How often do we move on before we’ve even registered the significance of where we are in the present? We’re like fresh puppies salivating at the next thing and the next thing and the next.
Pause. Breathe. Stay.
I found out recently about an artist who simply sits. She sits in modern arts museums at a table for 8 hours a day. She doesn’t get up, doesn’t eat or drink or releave herself. She just sits and waits.
An empty chair opposite her invites people to sit also. As they do, they stare into the eyes of a stranger with what often begins as an awkward shuffling in the chair. Gradually, this inward squirm adjusts to the bizarre and foreign nature of the situation. Slowly, but surely, if the person allows it, they become seen. Their walls fall and defences peel from their skin as they let the moment embrace them.
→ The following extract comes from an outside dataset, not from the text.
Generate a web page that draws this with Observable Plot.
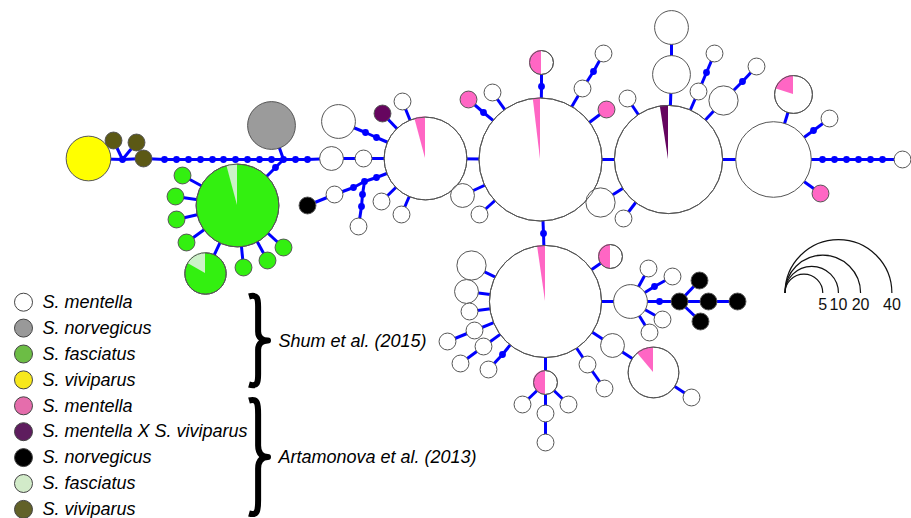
<!DOCTYPE html>
<html><head><meta charset="utf-8">
<script src="https://cdn.jsdelivr.net/npm/d3@7"></script>
<script src="https://cdn.jsdelivr.net/npm/@observablehq/plot@0.6"></script>
<style>body{margin:0;background:#fff} svg{display:block}</style>
</head><body><div id="chart"></div>
<script>
// ---- data ----
const speciesKeys = ["mentS","norS","fasS","vivS","mentA","hyb","norA","fasA","vivA"];
const legendLabels = ["S. mentella","S. norvegicus","S. fasciatus","S. viviparus","S. mentella","S. mentella X S. viviparus","S. norvegicus","S. fasciatus","S. viviparus"];
const groupLabels = ["Shum et al. (2015)", "Artamonova et al. (2013)"];
const scaleLegendCounts = [5, 10, 20, 40];

// haplotypes: [id, x, y, main species, count, minor species, minor count]
const haplotypes = [
  ["Y1",88,158,"vivS",7], ["O1",113,140,"vivA",1], ["O2",136,142,"vivA",1], ["O3",143,158,"vivA",1],
  ["G1",271,125,"norS",8],
  ["F0",237,205,"fasS",23,"fasA",1],
  ["F1",182,175,"fasS",1], ["F2",175,196,"fasS",1], ["F3",176,219,"fasS",1], ["F4",186,242,"fasS",1],
  ["F5",243,267,"fasS",1], ["F6",267,260,"fasS",1], ["F7",283,247,"fasS",1],
  ["F8",205,273,"fasS",5,"fasA",1],
  ["W1",331,158,"mentS",2], ["W2",363,158,"mentS",1],
  ["A",425,158,"mentS",23,"mentA",1],
  ["W3",338,121,"mentS",4], ["P1",382,113,"hyb",1], ["W4",402,101,"mentS",1],
  ["W5",334,194,"mentS",1], ["K1",307,205,"norA",1], ["W6",358,226,"mentS",1],
  ["W7",381,201,"mentS",1], ["W8",401,214,"mentS",1],
  ["B",540,159,"mentS",52,"mentA",1],
  ["H1",541,62,"mentS",1,"mentA",1], ["M1",468,99,"mentA",1], ["W9",492,92,"mentS",1],
  ["W10",582,88,"mentS",1], ["W11",603,53,"mentS",1], ["M2",606,109,"mentA",1],
  ["W12",462,195,"mentS",2], ["W13",479,214,"mentS",1],
  ["C",668,159,"mentS",40,"hyb",1],
  ["W14",671,74,"mentS",5], ["W15",671,27,"mentS",4],
  ["W16",698,91,"mentS",1], ["W17",714,53,"mentS",1],
  ["W18",723,100,"mentS",3], ["W19",756,66,"mentS",1],
  ["W20",627,98,"mentS",1], ["W21",600,202,"mentS",3], ["W22",623,218,"mentS",1],
  ["D",773,159,"mentS",20],
  ["Q1",793,94,"mentS",4,"mentA",1], ["W23",829,118,"mentS",1], ["M3",820,193,"mentA",1],
  ["W24",902,159,"mentS",1],
  ["E",545,301,"mentS",43,"mentA",1],
  ["H2",610,256,"mentS",1,"mentA",1],
  ["W25",630,301,"mentS",4], ["W26",648,268,"mentS",1], ["W27",672,276,"mentS",1],
  ["K2",679,301,"norA",1], ["K3",699,280,"norA",1], ["K4",708,301,"norA",1], ["K5",700,321,"norA",1], ["K6",737,301,"norA",1],
  ["W28",662,319,"mentS",1], ["W29",649,332,"mentS",1],
  ["W30",612,345,"mentS",2], ["Q2",653,372,"mentS",8,"mentA",1], ["W31",691,397,"mentS",1],
  ["W32",587,364,"mentS",1], ["W33",604,388,"mentS",1],
  ["H3",545,382,"mentS",1,"mentA",1],
  ["W34",522,404,"mentS",1], ["W35",568,404,"mentS",1], ["W36",545,413,"mentS",1], ["W37",545,442,"mentS",1],
  ["W38",471,265,"mentS",3], ["W39",466,291,"mentS",2], ["W40",469,311,"mentS",1], ["W41",474,330,"mentS",1],
  ["W42",447,341,"mentS",1], ["W43",483,346,"mentS",1], ["W44",460,363,"mentS",1], ["W45",488,369,"mentS",1]
];

// mutational steps / median vectors: [id, x, y]
const steps = [
  ["s1",122,159],
  ["m1",164,159],["m2",176,159],["m3",188,159],["m4",200,159],["m5",212,159],["m6",223,159],
  ["m7",235,159],["m8",247,159],["m9",259,159],["m10",271,159],["J2",283,159],["m12",295,159],["m13",307,159],
  ["g1",275,167],
  ["a1",376,137],["a2",365,132],["a3",376,177],["J3",364,181],["a4",353,187],["a5",362,194],["a6",361,206],
  ["b1",541,86],["b2",483,112],["b3",593,71],["b4",543,233],
  ["c1",706,72],["c2",742,81],
  ["d1",813,130],["r1",822,159],["r2",834,159],["r3",846,159],["r4",858,159],["r5",870,159],["r6",882,159],
  ["e1",654,286],["e2",659,301],["e3",502,354]
];

const links = [
  ["Y1","s1"],["O1","s1"],["O2","s1"],["s1","O3"],["O3","m1"],["m1","m2"],["m2","m3"],["m3","m4"],["m4","m5"],
  ["m5","m6"],["m6","m7"],["m7","m8"],["m8","m9"],["m9","m10"],["m10","J2"],["J2","m12"],["m12","m13"],
  ["m13","W1"],["W1","W2"],["W2","A"],
  ["G1","J2"],["J2","g1"],["g1","F0"],
  ["F0","F1"],["F0","F2"],["F0","F3"],["F0","F4"],["F0","F5"],["F0","F6"],["F0","F7"],["F0","F8"],
  ["A","a1"],["a1","a2"],["a2","W3"],["A","P1"],["A","W4"],
  ["A","a3"],["a3","J3"],["J3","a4"],["a4","W5"],["W5","K1"],["J3","a5"],["a5","a6"],["a6","W6"],
  ["A","W7"],["A","W8"],["A","B"],
  ["B","b1"],["b1","H1"],["B","b2"],["b2","M1"],["B","W9"],["B","W10"],["W10","b3"],["b3","W11"],
  ["B","M2"],["B","W12"],["B","W13"],["B","C"],["B","b4"],["b4","E"],
  ["C","W14"],["W14","W15"],["C","W16"],["W16","c1"],["c1","W17"],["C","W18"],["W18","c2"],["c2","W19"],
  ["C","W20"],["C","W21"],["C","W22"],["C","D"],
  ["D","Q1"],["D","d1"],["d1","W23"],["D","M3"],["D","r1"],["r1","r2"],["r2","r3"],["r3","r4"],["r4","r5"],["r5","r6"],["r6","W24"],
  ["E","H2"],["E","W25"],["W25","W26"],["W25","e1"],["e1","W27"],["W25","e2"],["e2","K2"],
  ["K2","K3"],["K2","K4"],["K4","K6"],["K2","K5"],["W25","W28"],["W25","W29"],
  ["E","W30"],["W30","Q2"],["Q2","W31"],["E","W32"],["W32","W33"],
  ["E","H3"],["H3","W34"],["H3","W35"],["H3","W36"],["W36","W37"],
  ["E","W38"],["E","W39"],["E","W40"],["E","W41"],["W41","W42"],["E","W43"],["W43","W44"],["E","e3"],["e3","W45"]
];

// ---- styles ----
const networkColors = ["#ffffff","#9b9b9b","#33f010","#ffff00","#ff66c4","#66055f","#000000","#ccf2c8","#5c5915"];
const legendColors  = ["#ffffff","#999999","#6cbd45","#f7e81c","#e56dac","#5e1d5e","#000000","#d2ebc9","#626128"];
const colorOf = sp => networkColors[speciesKeys.indexOf(sp)];
const FONT = "'Liberation Sans', Arial, sans-serif";

// ---- build tables ----
const nodes = new Map();
const hapData = haplotypes.map(([id,x,y,sp,n,msp,mn]) => {
  const d = {id,x,y,sp,n,msp,mn: mn||0,total: n+(mn||0)};
  nodes.set(id,d); return d;
});
const stepData = steps.map(([id,x,y]) => { const d = {id,x,y}; nodes.set(id,d); return d; });
const linkData = links.map(([a,b]) => ({a: nodes.get(a), b: nodes.get(b)}));
const pieData = hapData.filter(d => d.mn > 0);
const legendRows = legendLabels.map((label,i) => ({label, i, color: legendColors[i]}));

const legendX = 23, legendY0 = 301.7, legendDY = 25.9;
const rowY = d => legendY0 + d.i*legendDY;

function wedgeMark(index, scales) {
  const g = d3.create("svg:g");
  const arc = d3.arc().innerRadius(0);
  for (const d of pieData) {
    const R = scales.r(d.total), f = d.mn/d.total;
    g.append("path")
      .attr("transform", `translate(${scales.x(d.x)},${scales.y(d.y)})`)
      .attr("d", arc({outerRadius: R, startAngle: -2*Math.PI*f, endAngle: 0}))
      .attr("fill", colorOf(d.msp));
  }
  return g.node();
}

function sizeLegendMark(index, scales) {
  const g = d3.create("svg:g");
  const x0 = scales.x(785), y0 = scales.y(293);
  for (const n of scaleLegendCounts) {
    const R = scales.r(n);
    g.append("path").attr("d", `M${x0},${y0}A${R},${R} 0 0 1 ${x0+2*R},${y0}`)
      .attr("fill","none").attr("stroke","#111").attr("stroke-width",1.2);
    g.append("text").attr("x", x0+2*R).attr("y", y0+11.5).attr("dy","0.35em")
      .attr("text-anchor","middle").attr("font-size",16).attr("font-family",FONT)
      .attr("fill","#111").text(n);
  }
  return g.node();
}

function braceMark(index, scales) {
  const g = d3.create("svg:g");
  const braces = [[295,386],[399,515]];
  braces.forEach(([t,b]) => {
    const xl = scales.x(249), w = 19, y1 = scales.y(t), y2 = scales.y(b), h = y2-y1, ym = (y1+y2)/2, xm = xl + w*0.48;
    const p = `M${xl},${y1+1.5}C${xl+w*0.45},${y1-1} ${xm},${y1+h*0.04} ${xm},${y1+h*0.13}`+
      `L${xm},${ym-h*0.1}C${xm},${ym-h*0.02} ${xl+w*0.75},${ym} ${xl+w},${ym}`+
      `C${xl+w*0.75},${ym} ${xm},${ym+h*0.02} ${xm},${ym+h*0.1}`+
      `L${xm},${y2-h*0.13}C${xm},${y2-h*0.04} ${xl+w*0.45},${y2+1} ${xl},${y2-1.5}`;
    g.append("path").attr("d", p).attr("fill","none").attr("stroke","#000")
      .attr("stroke-width",6).attr("stroke-linejoin","round").attr("stroke-linecap","butt");
  });
  return g.node();
}

const chart = Plot.plot({
  width: 911, height: 518, margin: 0,
  x: {domain: [0, 911], range: [0, 911], axis: null},
  y: {domain: [0, 518], range: [0, 518], axis: null},
  r: {type: "sqrt", domain: [0, 1], range: [0, 8.45]},
  color: {type: "identity"},
  style: {background: "#fff", fontFamily: FONT, overflow: "visible"},
  marks: [
    Plot.link(linkData, {x1: d => d.a.x, y1: d => d.a.y, x2: d => d.b.x, y2: d => d.b.y, stroke: "#0000ff", strokeWidth: 3}),
    Plot.dot(stepData, {x: "x", y: "y", r: 3.4, fill: "#0000ff"}),
    Plot.dot(hapData, {x: "x", y: "y", r: "total", fill: d => colorOf(d.sp), stroke: "#555", strokeWidth: 1}),
    wedgeMark,
    Plot.dot(pieData, {x: "x", y: "y", r: "total", fill: "none", stroke: "#555", strokeWidth: 1}),
    sizeLegendMark,
    Plot.dot(legendRows, {x: legendX, y: rowY, r: 9, fill: "color", stroke: "#444", strokeWidth: 1}),
    Plot.text(legendRows, {x: 42, y: rowY, text: "label", textAnchor: "start", fontSize: 18, fontStyle: "italic", fill: "#000"}),
    braceMark,
    Plot.text(groupLabels, {x: 278, y: (d,i) => i === 0 ? 341 : 456.5, text: d => d, textAnchor: "start", fontSize: 18, fontStyle: "italic", fill: "#000"})
  ]
});
document.getElementById("chart").appendChild(chart);
</script>
</body></html>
Some take a long time to reach this moment of being seen, others are more comfortable with the nakedness of staring into the eyes of a stranger. But either way, they are changed.
As an artist of sorts myself, I’m used to hearing about these kinds of works and projects that push the boundaries of normality. However, I confess, upon hearing about this work at first, I internally scoffed. But as I sat with it (no pun intended), the genius of it dawned on me.
The extreme nature of this work is not stupid, it’s required. It’s required because we are so far removed from ourselves, so uncomfortable with the idea of sitting with our own thoughts and desires, let alone having someone else peer into them.
It’s a strong word, but I wonder if at the core of us all is a seed of shame. A great fear of true vulnerability. It’s as though we’ve been covering our nakedness with the leaves of Eden for ages past. And yet, one of the most healing things we as humans can experience is being seen, and without words, accepted wholly.
As the Creator has offered us this gift, I believe we can offer it to others also. And what a gift…to offer a space for others to sit before us and be truly seen.